§ What to do
Skip the pictures and extract all of the lines exactly as written.

§ Data

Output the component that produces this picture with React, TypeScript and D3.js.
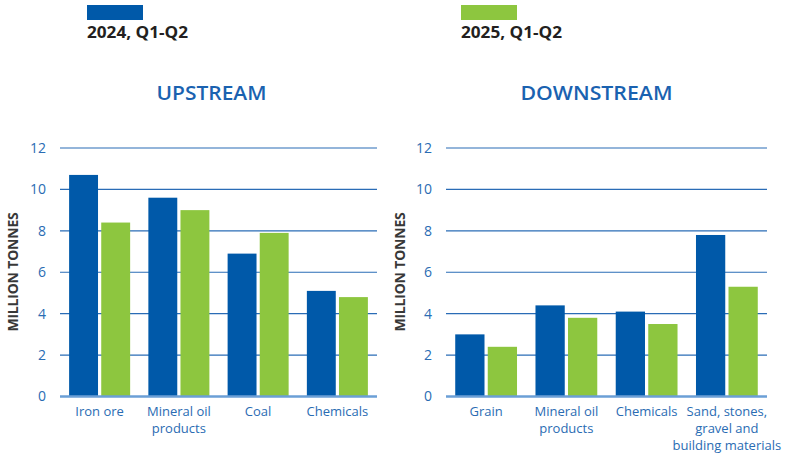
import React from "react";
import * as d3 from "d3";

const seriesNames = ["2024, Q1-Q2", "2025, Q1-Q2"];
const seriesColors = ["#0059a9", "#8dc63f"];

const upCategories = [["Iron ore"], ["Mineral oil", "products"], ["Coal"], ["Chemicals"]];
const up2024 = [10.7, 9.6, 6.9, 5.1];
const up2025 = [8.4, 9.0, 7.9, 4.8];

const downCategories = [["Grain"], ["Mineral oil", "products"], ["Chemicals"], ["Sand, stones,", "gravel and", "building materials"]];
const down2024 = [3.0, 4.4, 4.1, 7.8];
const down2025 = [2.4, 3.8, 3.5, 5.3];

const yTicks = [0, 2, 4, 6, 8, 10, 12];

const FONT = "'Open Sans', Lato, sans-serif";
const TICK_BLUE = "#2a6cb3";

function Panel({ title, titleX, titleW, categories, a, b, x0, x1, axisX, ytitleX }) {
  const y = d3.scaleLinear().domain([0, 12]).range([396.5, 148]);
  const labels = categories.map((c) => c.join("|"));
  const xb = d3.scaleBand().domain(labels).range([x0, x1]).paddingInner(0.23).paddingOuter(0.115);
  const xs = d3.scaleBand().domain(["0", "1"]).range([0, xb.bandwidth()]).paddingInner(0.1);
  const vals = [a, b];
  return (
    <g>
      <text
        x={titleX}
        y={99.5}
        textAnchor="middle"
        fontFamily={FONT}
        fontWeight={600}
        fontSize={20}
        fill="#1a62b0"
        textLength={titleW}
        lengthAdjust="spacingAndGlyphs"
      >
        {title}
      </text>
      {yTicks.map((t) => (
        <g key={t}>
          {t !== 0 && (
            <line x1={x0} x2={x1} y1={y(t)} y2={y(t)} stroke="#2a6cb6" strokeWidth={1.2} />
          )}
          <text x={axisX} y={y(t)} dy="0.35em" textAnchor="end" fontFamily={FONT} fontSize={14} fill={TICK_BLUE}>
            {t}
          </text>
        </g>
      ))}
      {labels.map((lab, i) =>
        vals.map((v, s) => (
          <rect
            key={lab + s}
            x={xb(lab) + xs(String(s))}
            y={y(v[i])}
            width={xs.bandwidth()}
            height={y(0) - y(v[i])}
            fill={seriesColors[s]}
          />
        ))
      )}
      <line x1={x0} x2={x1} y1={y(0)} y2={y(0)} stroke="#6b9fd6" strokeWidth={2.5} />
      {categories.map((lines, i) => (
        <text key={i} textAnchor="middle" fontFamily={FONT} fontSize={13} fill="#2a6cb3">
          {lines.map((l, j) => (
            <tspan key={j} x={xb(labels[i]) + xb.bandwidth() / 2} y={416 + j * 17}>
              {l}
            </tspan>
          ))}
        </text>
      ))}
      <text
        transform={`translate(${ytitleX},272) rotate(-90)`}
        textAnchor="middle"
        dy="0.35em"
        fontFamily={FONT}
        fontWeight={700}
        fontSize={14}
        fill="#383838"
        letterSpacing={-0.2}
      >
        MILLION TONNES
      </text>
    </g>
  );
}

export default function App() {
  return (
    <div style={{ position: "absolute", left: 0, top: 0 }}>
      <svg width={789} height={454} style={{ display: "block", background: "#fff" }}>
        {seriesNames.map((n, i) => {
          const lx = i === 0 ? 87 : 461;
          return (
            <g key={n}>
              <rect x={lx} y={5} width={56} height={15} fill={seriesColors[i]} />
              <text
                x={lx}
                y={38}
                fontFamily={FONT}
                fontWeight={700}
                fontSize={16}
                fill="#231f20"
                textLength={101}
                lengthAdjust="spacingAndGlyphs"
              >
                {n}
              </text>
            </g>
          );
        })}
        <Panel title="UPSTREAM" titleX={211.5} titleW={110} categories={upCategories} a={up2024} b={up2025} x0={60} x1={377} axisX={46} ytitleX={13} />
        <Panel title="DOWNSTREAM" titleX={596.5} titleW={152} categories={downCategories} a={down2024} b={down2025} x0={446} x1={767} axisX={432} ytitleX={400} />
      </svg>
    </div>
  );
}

§ Complete output
Output the component that produces this picture with React, TypeScript and D3.js.
import React from "react";
import * as d3 from "d3";

const seriesNames = ["2024, Q1-Q2", "2025, Q1-Q2"];
const seriesColors = ["#0059a9", "#8dc63f"];

const upCategories = [["Iron ore"], ["Mineral oil", "products"], ["Coal"], ["Chemicals"]];
const up2024 = [10.7, 9.6, 6.9, 5.1];
const up2025 = [8.4, 9.0, 7.9, 4.8];

const downCategories = [["Grain"], ["Mineral oil", "products"], ["Chemicals"], ["Sand, stones,", "gravel and", "building materials"]];
const down2024 = [3.0, 4.4, 4.1, 7.8];
const down2025 = [2.4, 3.8, 3.5, 5.3];

const yTicks = [0, 2, 4, 6, 8, 10, 12];

const FONT = "'Open Sans', Lato, sans-serif";
const TICK_BLUE = "#2a6cb3";

function Panel({ title, titleX, titleW, categories, a, b, x0, x1, axisX, ytitleX }) {
  const y = d3.scaleLinear().domain([0, 12]).range([396.5, 148]);
  const labels = categories.map((c) => c.join("|"));
  const xb = d3.scaleBand().domain(labels).range([x0, x1]).paddingInner(0.23).paddingOuter(0.115);
  const xs = d3.scaleBand().domain(["0", "1"]).range([0, xb.bandwidth()]).paddingInner(0.1);
  const vals = [a, b];
  return (
    <g>
      <text
        x={titleX}
        y={99.5}
        textAnchor="middle"
        fontFamily={FONT}
        fontWeight={600}
        fontSize={20}
        fill="#1a62b0"
        textLength={titleW}
        lengthAdjust="spacingAndGlyphs"
      >
        {title}
      </text>
      {yTicks.map((t) => (
        <g key={t}>
          {t !== 0 && (
            <line x1={x0} x2={x1} y1={y(t)} y2={y(t)} stroke="#2a6cb6" strokeWidth={1.2} />
          )}
          <text x={axisX} y={y(t)} dy="0.35em" textAnchor="end" fontFamily={FONT} fontSize={14} fill={TICK_BLUE}>
            {t}
          </text>
        </g>
      ))}
      {labels.map((lab, i) =>
        vals.map((v, s) => (
          <rect
            key={lab + s}
            x={xb(lab) + xs(String(s))}
            y={y(v[i])}
            width={xs.bandwidth()}
            height={y(0) - y(v[i])}
            fill={seriesColors[s]}
          />
        ))
      )}
      <line x1={x0} x2={x1} y1={y(0)} y2={y(0)} stroke="#6b9fd6" strokeWidth={2.5} />
      {categories.map((lines, i) => (
        <text key={i} textAnchor="middle" fontFamily={FONT} fontSize={13} fill="#2a6cb3">
          {lines.map((l, j) => (
            <tspan key={j} x={xb(labels[i]) + xb.bandwidth() / 2} y={416 + j * 17}>
              {l}
            </tspan>
          ))}
        </text>
      ))}
      <text
        transform={`translate(${ytitleX},272) rotate(-90)`}
        textAnchor="middle"
        dy="0.35em"
        fontFamily={FONT}
        fontWeight={700}
        fontSize={14}
        fill="#383838"
        letterSpacing={-0.2}
      >
        MILLION TONNES
      </text>
    </g>
  );
}

export default function App() {
  return (
    <div style={{ position: "absolute", left: 0, top: 0 }}>
      <svg width={789} height={454} style={{ display: "block", background: "#fff" }}>
        {seriesNames.map((n, i) => {
          const lx = i === 0 ? 87 : 461;
          return (
            <g key={n}>
              <rect x={lx} y={5} width={56} height={15} fill={seriesColors[i]} />
              <text
                x={lx}
                y={38}
                fontFamily={FONT}
                fontWeight={700}
                fontSize={16}
                fill="#231f20"
                textLength={101}
                lengthAdjust="spacingAndGlyphs"
              >
                {n}
              </text>
            </g>
          );
        })}
        <Panel title="UPSTREAM" titleX={211.5} titleW={110} categories={upCategories} a={up2024} b={up2025} x0={60} x1={377} axisX={46} ytitleX={13} />
        <Panel title="DOWNSTREAM" titleX={596.5} titleW={152} categories={downCategories} a={down2024} b={down2025} x0={446} x1={767} axisX={432} ytitleX={400} />
      </svg>
    </div>
  );
}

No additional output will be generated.